A decision invalidating only the individual mandate would be less disruptive for employers.  However, removing healthy young individuals from insurance pools will likely result in fewer people being covered and an increase in premiums, especially if coverage for pre-existing conditions is left intact.  The Congressional Budget Office has estimated that 16 million more people will be uninsured without the mandate, with increases in insurance premiums of 15 to 20 percent in the non-group individual market.  The increase to group premiums is harder to anticipate.  Regardless, employers will need to re-evaluate the cost of their health plans, as well as plan terms, if the Court strikes the mandate.

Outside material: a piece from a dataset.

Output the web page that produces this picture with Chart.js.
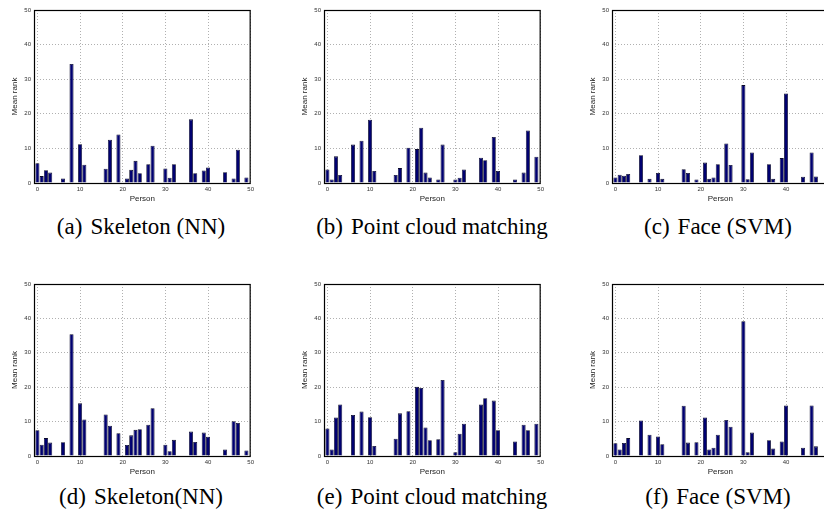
<!DOCTYPE html>
<html>
<head>
<meta charset="utf-8">
<script src="https://cdn.jsdelivr.net/npm/chart.js@4"></script>
<style>
  html, body { margin: 0; padding: 0; width: 824px; height: 511px; overflow: hidden; background: #fff; }
  .panel { position: absolute; }
  .cap {
    position: absolute; transform: translateX(-50%); white-space: nowrap; color: #000;
    font-family: "Liberation Serif", "Times New Roman", serif; font-size: 23px; line-height: 23px;
  }
  .cap span { margin-right: 8px; }
</style>
</head>
<body>
<canvas id="ca" class="panel" width="247" height="204" style="left:10px;top:0px"></canvas>
<canvas id="cb" class="panel" width="247" height="204" style="left:300px;top:0px"></canvas>
<canvas id="cc" class="panel" width="247" height="204" style="left:588px;top:0px"></canvas>
<canvas id="cd" class="panel" width="247" height="203" style="left:10px;top:274px"></canvas>
<canvas id="ce" class="panel" width="247" height="203" style="left:300px;top:274px"></canvas>
<canvas id="cf" class="panel" width="247" height="203" style="left:588px;top:274px"></canvas>

<div class="cap" style="left:141px;top:215px"><span>(a)</span>Skeleton (NN)</div>
<div class="cap" style="left:432px;top:215px"><span>(b)</span>Point cloud matching</div>
<div class="cap" style="left:718px;top:215px"><span>(c)</span>Face (SVM)</div>
<div class="cap" style="left:141px;top:485px"><span>(d)</span>Skeleton(NN)</div>
<div class="cap" style="left:432px;top:485px"><span>(e)</span>Point cloud matching</div>
<div class="cap" style="left:718px;top:485px"><span>(f)</span>Face (SVM)</div>

<script>
// person index on the x axis
const persons = [0,1,2,3,4,5,6,7,8,9,
  10,11,12,13,14,15,16,17,18,19,
  20,21,22,23,24,25,26,27,28,29,
  30,31,32,33,34,35,36,37,38,39,
  40,41,42,43,44,45,46,47,48,49];

const xTicks = [0, 10, 20, 30, 40, 50];
const yTicks = [0, 10, 20, 30, 40, 50];

// mean rank per person
const skeletonA = [5.7,2.0,3.7,3.0,0,0,1.3,0,34.4,0,
  11.2,5.3,0,0,0,0,4.1,12.5,0,14.0,
  0,1.3,3.8,6.4,2.8,0,5.4,10.8,0,0,
  4.2,1.5,5.4,0,0,0,18.4,2.8,0,3.6,
  4.5,0,0,0,3.1,0,1.3,9.6,0,1.6];

const cloudB = [3.9,1.0,7.7,2.3,0,0,11.1,0,12.2,0,
  18.3,3.5,0,0,0,0,2.3,4.3,0,10.2,
  0,9.8,16.0,3.0,1.6,0,1.0,11.1,0,0,
  1.0,1.5,3.9,0,0,0,7.3,6.6,0,13.3,
  3.5,0,0,0,1.0,0,3.0,15.2,0,7.6];

const faceC = [1.6,2.4,2.1,2.6,0,0,8.0,0,1.2,0,
  2.9,1.2,0,0,0,0,4.0,2.9,0,1.0,
  0,5.9,1.2,1.6,5.4,0,11.4,5.2,0,0,
  28.3,1.1,8.8,0,0,0,5.4,1.2,0,7.2,
  25.9,0,0,0,1.8,0,8.8,1.9,0,0];

const skeletonD = [7.5,3.3,5.2,3.9,0,0,4.0,0,35.4,0,
  15.3,10.6,0,0,0,0,12.1,8.8,0,6.6,
  0,3.2,6.0,7.6,7.8,0,9.1,13.9,0,0,
  3.3,1.4,4.7,0,0,0,7.1,4.1,0,6.8,
  5.6,0,0,0,1.9,0,10.1,9.6,0,1.6];

const cloudE = [8.0,1.9,11.2,15.0,0,0,11.9,0,12.9,0,
  11.3,2.9,0,0,0,0,5.0,12.4,0,13.0,
  0,20.1,19.8,8.3,4.6,0,4.9,22.1,0,0,
  1.1,6.5,9.4,0,0,0,15.0,16.8,0,16.1,
  7.5,0,0,0,4.2,0,9.1,7.5,0,9.4];

const faceF = [3.7,1.9,3.8,5.2,0,0,10.3,0,6.2,0,
  5.7,3.4,0,0,0,0,14.6,3.9,0,4.0,
  0,11.2,1.9,2.4,6.2,0,10.5,8.5,0,0,
  39.2,1.1,6.8,0,0,0,4.6,2.2,0,4.2,
  14.7,0,0,0,2.4,0,14.7,2.8,0,0];

const axisFont = { family: '"Liberation Sans", Arial, sans-serif', size: 6 };
const titleFont = { family: '"Liberation Sans", Arial, sans-serif', size: 8 };

// black frame round the plot area, like the matlab axes box
const boxPlugin = {
  id: 'box',
  afterDraw(chart) {
    const { ctx, chartArea: a } = chart;
    ctx.save();
    ctx.strokeStyle = '#000';
    ctx.lineWidth = 1.2;
    ctx.strokeRect(a.left + 0.5, a.top + 0.5, a.right - a.left - 1, a.bottom - a.top);
    ctx.restore();
  }
};

function makeChart(id, values) {
  new Chart(document.getElementById(id), {
    type: 'bar',
    data: {
      datasets: [{
        data: persons.map((p, i) => ({ x: p, y: values[i] })),
        backgroundColor: '#000070',
        borderColor: '#0a0a2a',
        borderWidth: 0.8,
        borderSkipped: 'start',
        barPercentage: 0.95,
        categoryPercentage: 1
      }]
    },
    options: {
      responsive: false,
      animation: false,
      devicePixelRatio: 1,
      layout: { padding: { top: 10, right: 4, left: 0, bottom: 0 } },
      plugins: { legend: { display: false }, tooltip: { enabled: false } },
      scales: {
        x: {
          type: 'linear',
          min: -0.8,
          max: 50,
          offset: false,
          afterBuildTicks: s => { s.ticks = xTicks.map(v => ({ value: v })); },
          afterFit: s => { s.height = 21; },
          grid: { color: '#b0b0b0', lineWidth: 1, drawTicks: false, offset: false },
          border: { display: false, dash: [1, 2] },
          ticks: { font: axisFont, color: '#333', padding: 3, maxRotation: 0 },
          title: { display: true, text: 'Person', font: titleFont, color: '#222', padding: 0 }
        },
        y: {
          min: 0,
          max: 50,
          afterBuildTicks: s => { s.ticks = yTicks.map(v => ({ value: v })); },
          afterFit: s => { s.width = 24; },
          grid: { color: '#b0b0b0', lineWidth: 1, drawTicks: false },
          border: { display: false, dash: [1, 2] },
          ticks: { font: axisFont, color: '#333', padding: 3 },
          title: { display: true, text: 'Mean rank', font: titleFont, color: '#222', padding: 0 }
        }
      }
    },
    plugins: [boxPlugin]
  });
}

makeChart('ca', skeletonA);
makeChart('cb', cloudB);
makeChart('cc', faceC);
makeChart('cd', skeletonD);
makeChart('ce', cloudE);
makeChart('cf', faceF);
</script>
</body>
</html>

No matter how the Court decides, some provisions of the ACA that have already been enacted are likely to remain in effect.  For instance, the provision allowing children to stay on their parents’ plans until age 26 led 6.6 million young adults to join plans in 2011.  Because the inclusion of young healthy individuals helps insurers offset costs, both insurers and employers favor maintaining the provision.  Last week, United Group Inc., Aetna Inc. and Humana Inc. announced that they will voluntarily keep some of the ACA’s popular provisions, including allowing children to stay on their parents’ plans until age 26.  The insurers also indicated that they would voluntarily keep simplified independent reviews of appeals of coverage denials mandated by the ACA regardless of how the Court rules.

The Road Ahead

The future of health care reform is in flux.  Employers should be alert for the decision from the Supreme Court on the constitutionality of the law and whether any of its provisions, or the law itself, are invalidated.  Once the Court issues its decision, it is possible that Congress or state and federal regulatory agencies will act to expand health insurance coverage.  And, of course, no matter how the Supreme Court decides, the 2012 elections could be another game changer.